> **Aim**: Transcribe all of the material below word for word and leave out its pictures.

-------- Data block

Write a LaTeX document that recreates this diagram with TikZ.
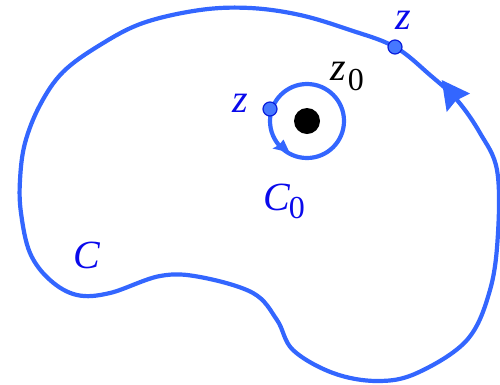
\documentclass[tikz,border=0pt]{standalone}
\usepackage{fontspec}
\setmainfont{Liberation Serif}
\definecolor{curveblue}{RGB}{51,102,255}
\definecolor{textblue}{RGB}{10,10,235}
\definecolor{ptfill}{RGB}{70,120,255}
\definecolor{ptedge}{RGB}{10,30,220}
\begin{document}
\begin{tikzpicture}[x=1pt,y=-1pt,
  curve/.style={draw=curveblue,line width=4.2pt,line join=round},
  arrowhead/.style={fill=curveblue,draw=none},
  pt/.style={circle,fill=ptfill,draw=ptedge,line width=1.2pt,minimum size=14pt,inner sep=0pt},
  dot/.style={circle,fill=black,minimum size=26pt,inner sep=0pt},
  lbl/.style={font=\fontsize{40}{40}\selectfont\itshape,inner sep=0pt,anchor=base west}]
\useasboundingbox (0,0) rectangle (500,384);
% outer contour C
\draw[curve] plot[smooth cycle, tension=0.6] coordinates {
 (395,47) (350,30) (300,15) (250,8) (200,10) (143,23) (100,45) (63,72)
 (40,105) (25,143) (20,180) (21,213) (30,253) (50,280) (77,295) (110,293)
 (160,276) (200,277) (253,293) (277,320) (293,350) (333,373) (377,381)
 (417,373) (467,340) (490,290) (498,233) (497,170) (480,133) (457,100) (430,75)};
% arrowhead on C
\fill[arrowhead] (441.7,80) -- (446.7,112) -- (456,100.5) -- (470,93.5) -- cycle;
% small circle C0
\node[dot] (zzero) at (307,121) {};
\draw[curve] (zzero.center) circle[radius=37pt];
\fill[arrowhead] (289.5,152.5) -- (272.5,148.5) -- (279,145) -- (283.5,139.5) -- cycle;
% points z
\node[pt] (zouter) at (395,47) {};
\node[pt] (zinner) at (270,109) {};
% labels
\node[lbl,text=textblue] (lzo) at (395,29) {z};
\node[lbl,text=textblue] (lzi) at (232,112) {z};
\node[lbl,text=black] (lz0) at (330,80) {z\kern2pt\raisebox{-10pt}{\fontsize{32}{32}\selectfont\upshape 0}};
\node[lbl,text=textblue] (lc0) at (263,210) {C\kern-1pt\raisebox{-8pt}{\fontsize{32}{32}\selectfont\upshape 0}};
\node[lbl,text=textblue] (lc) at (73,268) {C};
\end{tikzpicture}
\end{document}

----------------

> **Result for this task**:
Write a LaTeX document that recreates this diagram with TikZ.
\documentclass[tikz,border=0pt]{standalone}
\usepackage{fontspec}
\setmainfont{Liberation Serif}
\definecolor{curveblue}{RGB}{51,102,255}
\definecolor{textblue}{RGB}{10,10,235}
\definecolor{ptfill}{RGB}{70,120,255}
\definecolor{ptedge}{RGB}{10,30,220}
\begin{document}
\begin{tikzpicture}[x=1pt,y=-1pt,
  curve/.style={draw=curveblue,line width=4.2pt,line join=round},
  arrowhead/.style={fill=curveblue,draw=none},
  pt/.style={circle,fill=ptfill,draw=ptedge,line width=1.2pt,minimum size=14pt,inner sep=0pt},
  dot/.style={circle,fill=black,minimum size=26pt,inner sep=0pt},
  lbl/.style={font=\fontsize{40}{40}\selectfont\itshape,inner sep=0pt,anchor=base west}]
\useasboundingbox (0,0) rectangle (500,384);
% outer contour C
\draw[curve] plot[smooth cycle, tension=0.6] coordinates {
 (395,47) (350,30) (300,15) (250,8) (200,10) (143,23) (100,45) (63,72)
 (40,105) (25,143) (20,180) (21,213) (30,253) (50,280) (77,295) (110,293)
 (160,276) (200,277) (253,293) (277,320) (293,350) (333,373) (377,381)
 (417,373) (467,340) (490,290) (498,233) (497,170) (480,133) (457,100) (430,75)};
% arrowhead on C
\fill[arrowhead] (441.7,80) -- (446.7,112) -- (456,100.5) -- (470,93.5) -- cycle;
% small circle C0
\node[dot] (zzero) at (307,121) {};
\draw[curve] (zzero.center) circle[radius=37pt];
\fill[arrowhead] (289.5,152.5) -- (272.5,148.5) -- (279,145) -- (283.5,139.5) -- cycle;
% points z
\node[pt] (zouter) at (395,47) {};
\node[pt] (zinner) at (270,109) {};
% labels
\node[lbl,text=textblue] (lzo) at (395,29) {z};
\node[lbl,text=textblue] (lzi) at (232,112) {z};
\node[lbl,text=black] (lz0) at (330,80) {z\kern2pt\raisebox{-10pt}{\fontsize{32}{32}\selectfont\upshape 0}};
\node[lbl,text=textblue] (lc0) at (263,210) {C\kern-1pt\raisebox{-8pt}{\fontsize{32}{32}\selectfont\upshape 0}};
\node[lbl,text=textblue] (lc) at (73,268) {C};
\end{tikzpicture}
\end{document}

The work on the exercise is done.